Wednesday, November 23, 2005

Myers Falls 16x20


This painting was started on location at Myers Falls, the oldest longest producing millsite west of the Mississippi, 1826, or atleast that is the claim of the caretaker that lives below the falls and maintains the power house that still operates and makes enough power for up to 1000 homes. Pretty cool. This was also the area that the Hudson Bay Company established a post and if it weren't for David Thompson and political shenanigans that occured at the time this area would have been part of Canada. Also nearby was one of the greatest salmon fishing sites on the Columbia to which tribes from all around the west would gather for a potlatch. The first of the catch went to the Creator, the next that were provided for were the elders and handicapped, then those that came to trade were dealt in. Salmon didn't make it up Myers Falls but continued on their way up to the Upper Columbia, one of the greatest Salmon fisheries the world has ever seen. Today dams on the Columbia have closed much of the fishery off to salmon, many species of which are endangered of extinction. I wonder what it was like back then. I bet you had to dodge Grizzlies and wolves for some of the bounty.
It was a very cold and grey day to paint. I had to brighten it up in the studio. I was tempted to put turkeys in the painting. As I was working a flock of turkeys flew from the trees across the canyon over my head. There were atleast 50 of the big birds and it was a delight to watch them cruise over my head, gobbling to each other as they landed.
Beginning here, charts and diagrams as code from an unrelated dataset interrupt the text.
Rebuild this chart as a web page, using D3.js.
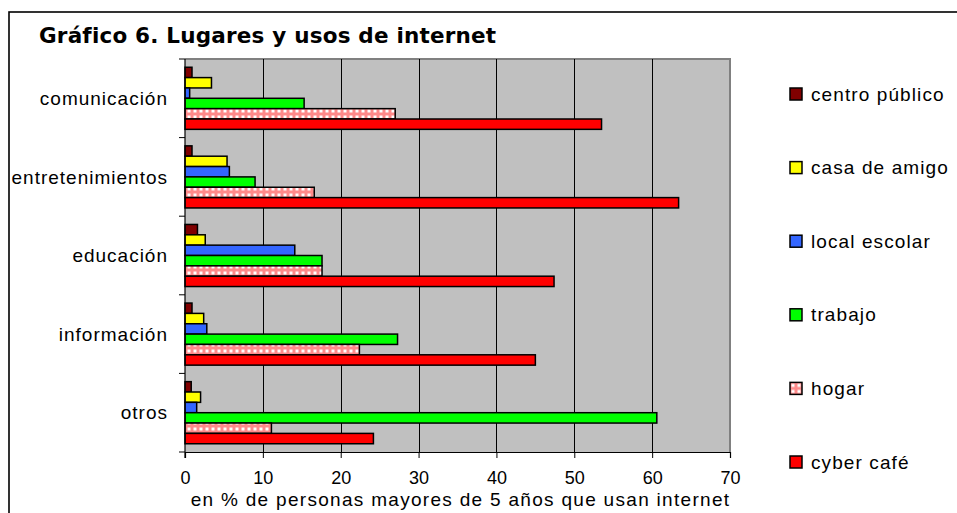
<!DOCTYPE html>
<html>
<head>
<meta charset="utf-8">
<script src="https://cdnjs.cloudflare.com/ajax/libs/d3/7.8.5/d3.min.js"></script>
<style>
    body { margin: 0; background: #ffffff; }
    svg { display: block; }
</style>
</head>
<body>
<div class="chart"></div>
<script>
var categories = ["comunicación", "entretenimientos", "educación", "información", "otros"];
var seriesNames = ["centro público", "casa de amigo", "local escolar", "trabajo", "hogar", "cyber café"];
var seriesColors = ["#800000", "#FFFF00", "#3366FF", "#00FF00", "url(#hogarPattern)", "#FF0000"];
// values per category, same order as seriesNames
var centroPublico = [0.9, 0.9, 1.6, 0.9, 0.8];
var casaDeAmigo = [3.4, 5.4, 2.6, 2.4, 2.0];
var localEscolar = [0.6, 5.7, 14.1, 2.8, 1.5];
var trabajo = [15.3, 9.0, 17.6, 27.3, 60.6];
var hogar = [27.0, 16.6, 17.6, 22.4, 11.1];
var cyberCafe = [53.5, 63.4, 47.4, 45.0, 24.2];
var xTicks = [0, 10, 20, 30, 40, 50, 60, 70];

var seriesValues = [centroPublico, casaDeAmigo, localEscolar, trabajo, hogar, cyberCafe];

(function () {
    var width = 957, height = 513;
    var plot = { left: 185, right: 730, top: 59, bottom: 452 };
    var font = "'Liberation Sans', Arial, sans-serif";

    var svg = d3.select(".chart").append("svg")
        .attr("width", width)
        .attr("height", height);

    var defs = svg.append("defs");
    var pat = defs.append("pattern")
        .attr("id", "hogarPattern")
        .attr("patternUnits", "userSpaceOnUse")
        .attr("width", 6)
        .attr("height", 6);
    pat.append("rect").attr("width", 6).attr("height", 6).attr("fill", "#FF8A8A");
    pat.append("rect").attr("x", 1.5).attr("y", 1.5).attr("width", 3).attr("height", 3).attr("fill", "#ffffff");

    // outer frame
    svg.append("rect")
        .attr("x", 9).attr("y", 12)
        .attr("width", 970).attr("height", 520)
        .attr("fill", "none")
        .attr("stroke", "#000000")
        .attr("stroke-width", 1.6);

    svg.append("text")
        .attr("x", 39).attr("y", 43)
        .attr("font-family", "'DejaVu Sans', Verdana, sans-serif")
        .attr("font-weight", "bold")
        .attr("font-size", 21.5)
        .attr("letter-spacing", 0.2)
        .attr("fill", "#000000")
        .text("Gráfico 6. Lugares y usos de internet");

    var x = d3.scaleLinear().domain([0, 70]).range([plot.left, plot.right]);
    var y0 = d3.scaleBand().domain(categories).range([plot.top, plot.bottom])
        .paddingInner(0.21).paddingOuter(0.105);
    var y1 = d3.scaleBand().domain(seriesNames).range([0, y0.bandwidth()]);

    /*
        Plot area
    */
    svg.append("rect")
        .attr("x", plot.left).attr("y", plot.top)
        .attr("width", plot.right - plot.left).attr("height", plot.bottom - plot.top)
        .attr("fill", "#C0C0C0");
    svg.append("path")
        .attr("d", "M" + plot.left + "," + plot.top + "H" + plot.right + "V" + plot.bottom)
        .attr("fill", "none")
        .attr("stroke", "#808080")
        .attr("stroke-width", 2);

    svg.append("g").selectAll("line")
        .data(xTicks.filter(function (t) { return t > 0 && t < 70; }))
        .enter().append("line")
        .attr("x1", function (d) { return Math.round(x(d)) + 0.5; })
        .attr("x2", function (d) { return Math.round(x(d)) + 0.5; })
        .attr("y1", plot.top)
        .attr("y2", plot.bottom)
        .attr("stroke", "#000000")
        .attr("stroke-width", 1);

    /*
        Bars
    */
    var rows = [];
    for (var c = 0; c < categories.length; c++) {
        for (var s = 0; s < seriesNames.length; s++) {
            rows.push({ cat: categories[c], series: seriesNames[s], color: seriesColors[s], value: seriesValues[s][c] });
        }
    }
    svg.append("g").selectAll("rect")
        .data(rows)
        .enter().append("rect")
        .attr("x", x(0))
        .attr("y", function (d) { return y0(d.cat) + y1(d.series); })
        .attr("width", function (d) { return x(d.value) - x(0); })
        .attr("height", y1.bandwidth())
        .attr("fill", function (d) { return d.color; })
        .attr("stroke", "#000000")
        .attr("stroke-width", 1.5);

    /*
        Axes
    */
    var xAxis = d3.axisBottom(x).tickValues(xTicks).tickSize(6).tickPadding(13);
    var gx = svg.append("g")
        .attr("transform", "translate(0," + plot.bottom + ")")
        .call(xAxis);
    gx.select(".domain").attr("stroke", "#000000").attr("stroke-width", 1.2);
    gx.selectAll(".tick line").attr("stroke", "#000000");
    gx.selectAll(".tick text")
        .attr("font-family", font)
        .attr("font-size", 18)
        .attr("fill", "#000000");

    var boundaries = [plot.top];
    categories.forEach(function (cat) { boundaries.push(y0(cat) + y0.bandwidth() + y0.step() * 0.105); });
    svg.append("line")
        .attr("x1", plot.left).attr("x2", plot.left)
        .attr("y1", plot.top).attr("y2", plot.bottom + 6)
        .attr("stroke", "#000000").attr("stroke-width", 1.2);
    svg.append("g").selectAll("line")
        .data(boundaries)
        .enter().append("line")
        .attr("x1", plot.left - 6).attr("x2", plot.left)
        .attr("y1", function (d) { return d; })
        .attr("y2", function (d) { return d; })
        .attr("stroke", "#000000");

    svg.append("g").selectAll("text")
        .data(categories)
        .enter().append("text")
        .attr("x", 168)
        .attr("y", function (d) { return y0(d) + y0.bandwidth() / 2; })
        .attr("dy", ".35em")
        .attr("text-anchor", "end")
        .attr("font-family", font)
        .attr("font-size", 19)
        .attr("letter-spacing", 1)
        .attr("fill", "#000000")
        .text(function (d) { return d; });

    svg.append("text")
        .attr("x", (plot.left + plot.right) / 2 + 3)
        .attr("y", 506)
        .attr("text-anchor", "middle")
        .attr("font-family", font)
        .attr("font-size", 19)
        .attr("letter-spacing", 1.3)
        .attr("fill", "#000000")
        .text("en % de personas mayores de 5 años que usan internet");

    /*
        Legend
    */
    var legend = svg.append("g").selectAll("g")
        .data(seriesNames)
        .enter().append("g")
        .attr("transform", function (d, i) { return "translate(790," + (94 + i * 73.6) + ")"; });
    legend.append("rect")
        .attr("x", 0).attr("y", -6)
        .attr("width", 12).attr("height", 12)
        .attr("fill", function (d, i) { return seriesColors[i]; })
        .attr("stroke", "#000000")
        .attr("stroke-width", 1.5);
    legend.append("text")
        .attr("x", 21).attr("y", 0)
        .attr("dy", ".35em")
        .attr("font-family", font)
        .attr("font-size", 19)
        .attr("letter-spacing", 1.1)
        .attr("fill", "#000000")
        .text(function (d) { return d; });
})();
</script>
</body>
</html>
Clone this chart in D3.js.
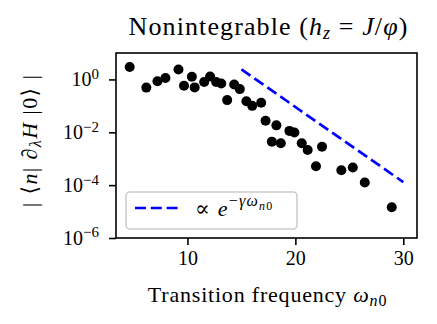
<!DOCTYPE html>
<html>
<head>
<meta charset="utf-8">
<script src="https://cdn.jsdelivr.net/npm/d3@7"></script>
<style>
  body { margin: 0; background: #fff; }
  svg text { font-family: "Liberation Serif", "DejaVu Serif", serif; fill: #000; }
</style>
</head>
<body>
<div id="chart"></div>
<script>
// transition frequency of each eigenstate pair
var omega = [4.65, 6.19, 7.22, 7.96, 9.17, 9.68, 10.41, 10.67, 11.55, 12.10, 12.66, 13.13,
             13.68, 14.33, 14.85, 15.46, 16.0, 16.83, 17.24, 18.24, 17.82, 18.65, 19.45, 19.91,
             20.59, 21.14, 22.47, 21.91, 24.26, 25.32, 26.43, 28.93];
// |<n| dH |0>| matrix elements
var element = [2.95, 0.49, 0.85, 1.14, 2.37, 0.58, 1.27, 0.50, 0.80, 1.30, 0.80, 0.70,
               0.165, 0.64, 0.43, 0.149, 0.100, 0.132, 0.0272, 0.0183, 0.00442, 0.00384, 0.0113, 0.00975,
               0.00384, 0.00213, 0.00285, 0.000522, 0.000367, 0.000466, 0.000125, 1.46e-5];
// exponential envelope endpoints (straight on a log axis)
var fitX = [15, 30];
var fitY = [2.4, 1.3e-4];

var xTicks = [10, 20, 30];
var yTicks = [1e0, 1e-2, 1e-4, 1e-6];

var W = 437, H = 324;
var pLeft = 116, pRight = 417, pTop = 53, pBottom = 238;

var svg = d3.select("#chart").append("svg")
  .attr("width", W)
  .attr("height", H);

var x = d3.scaleLinear().domain([3.38, 31.27]).range([pLeft, pRight]);
var y = d3.scaleLog().domain([1e-6, 1e1]).range([pBottom, pTop]);

// points
svg.selectAll("circle.pt")
  .data(omega.map(function(d, i) { return [d, element[i]]; }))
  .enter().append("circle")
  .attr("class", "pt")
  .attr("cx", function(d) { return x(d[0]); })
  .attr("cy", function(d) { return y(d[1]); })
  .attr("r", 5)
  .style("fill", "#000");

// fit line
svg.append("path")
  .datum(fitX.map(function(d, i) { return [d, fitY[i]]; }))
  .attr("d", d3.line().x(function(d) { return x(d[0]); }).y(function(d) { return y(d[1]); }))
  .style("fill", "none")
  .style("stroke", "#0000ff")
  .style("stroke-width", 2.7)
  .style("stroke-dasharray", "11,4.8");

// axes
var xAxis = svg.append("g")
  .attr("transform", "translate(0," + pBottom + ")")
  .call(d3.axisBottom(x).tickValues(xTicks).tickSize(7).tickPadding(6).tickSizeOuter(0));
xAxis.select(".domain").remove();
xAxis.selectAll("line").style("stroke-width", 1.6);
xAxis.selectAll("text").style("font-size", "20px")
  .style("font-family", "Liberation Serif, serif");

var yAxis = svg.append("g")
  .attr("transform", "translate(" + pLeft + ",0)")
  .call(d3.axisLeft(y).tickValues(yTicks).tickSize(7).tickPadding(10).tickSizeOuter(0));
yAxis.select(".domain").remove();
yAxis.selectAll("line").style("stroke-width", 1.6);
yAxis.selectAll("text")
  .style("font-size", "20px")
  .style("font-family", "Liberation Serif, serif")
  .each(function(d) {
    var t = d3.select(this);
    var e = Math.round(Math.log10(d));
    t.text(null);
    t.append("tspan").text("10");
    t.append("tspan").attr("dy", "-0.5em").style("font-size", "15px")
      .text(e < 0 ? "\u2212" + (-e) : "" + e);
  });

// frame
svg.append("rect")
  .attr("x", pLeft).attr("y", pTop)
  .attr("width", pRight - pLeft).attr("height", pBottom - pTop)
  .style("fill", "none").style("stroke", "#000").style("stroke-width", 1.6);

// title
var title = svg.append("text")
  .attr("x", (pLeft + pRight) / 2 + 2).attr("y", 35)
  .attr("text-anchor", "middle")
  .style("font-size", "26px")
  .style("letter-spacing", "1.1px");
title.append("tspan").text("Nonintegrable (");
title.append("tspan").style("font-style", "italic").text("h");
title.append("tspan").attr("dy", 4).style("font-size", "18px").style("font-style", "italic").text("z");
title.append("tspan").attr("dy", -4).text(" = ");
title.append("tspan").style("font-style", "italic").text("J");
title.append("tspan").text("/");
title.append("tspan").style("font-style", "italic").text("\u03c6");
title.append("tspan").text(")");

// x label
var xl = svg.append("text")
  .attr("x", (pLeft + pRight) / 2 + 1).attr("y", 302)
  .attr("text-anchor", "middle")
  .style("font-size", "22px")
  .style("letter-spacing", "0.8px");
xl.append("tspan").text("Transition frequency ");
xl.append("tspan").style("font-style", "italic").text("\u03c9");
xl.append("tspan").attr("dy", 4).style("font-size", "16px").style("font-style", "italic").text("n");
xl.append("tspan").style("font-size", "16px").text("0");

// y label
var yl = svg.append("text")
  .attr("transform", "translate(37," + ((pTop + pBottom) / 2 - 5) + ") rotate(-90)")
  .attr("text-anchor", "middle")
  .style("font-size", "22px")
  .style("letter-spacing", "1.4px");
yl.append("tspan").text("| \u27e8");
yl.append("tspan").style("font-style", "italic").text("n");
yl.append("tspan").text("| \u2202");
yl.append("tspan").attr("dy", 4).style("font-size", "16px").style("font-style", "italic").text("\u03bb");
yl.append("tspan").attr("dy", -4).style("font-style", "italic").text("H");
yl.append("tspan").text(" |0\u27e9 |");

// legend
var lg = svg.append("g");
lg.append("rect")
  .attr("x", 126).attr("y", 192)
  .attr("width", 171).attr("height", 37)
  .attr("rx", 4)
  .style("fill", "#fff").style("fill-opacity", 0.8)
  .style("stroke", "#cccccc").style("stroke-width", 1.6);
lg.append("line")
  .attr("x1", 135).attr("x2", 178).attr("y1", 208).attr("y2", 208)
  .style("stroke", "#0000ff").style("stroke-width", 2.7)
  .style("stroke-dasharray", "11,4.8");
var lt = lg.append("text").attr("x", 195).attr("y", 216)
  .style("font-size", "22px").style("letter-spacing", "1.2px");
lt.append("tspan").text("\u221d  ");
lt.append("tspan").style("font-style", "italic").text("e");
lt.append("tspan").attr("dy", -10).style("font-size", "16px").text("\u2212");
lt.append("tspan").style("font-size", "16px").style("font-style", "italic").text("\u03b3\u03c9");
lt.append("tspan").attr("dy", 4).style("font-size", "12px").style("font-style", "italic").text("n");
lt.append("tspan").style("font-size", "12px").text("0");
</script>
</body>
</html>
Tuesday, November 22, 2005

Fall Series

I've been working on a "Sanpoil Autumn" series.
I've enjoyed developing a simplifying my compositions as well as color notes from plein air work onsite. It is a pleasure to explore possibilities and interject the poetry I derive by reflecting on nature. I listen to opera and refer to notes of paintings and digital photos I took on location. I have always been enamored with the process of painting, of discovering new color combinations. Painting is much like playing the guitar. Many times I take time out and play the guitar as I critique my work. I have noticed there are many similarities between the way I play and the way I paint. It is very personal, I have never been inclined to play music as it is writen, rather it is a point of departure that I build upon with innovation and simplification. If art is about growth then I am growing. I discover my self through my efforts. It is an aesthetic development of the window of the self and the world that self occupies..




I visited the Frye museum in Seattle and discovered works by Cummings, one of the last of the NW greats like Tobey and Graves. I had seen some of his "Western" work in various magazines. The show was a retrospective of his very hard life in which he was married 7 times, survived TB and being a Communist during the days of Black Lists. I found insight into an artists development. He was true to his own vision. His later works are a celebration to his committment to color. He said something to the effect that after 40 yrs he finally allowed himself what he always suspected, he was a color junky. That's not exactly how he put it but it certainly is appropriate for his later Masterpieces, "Balthazar" and others.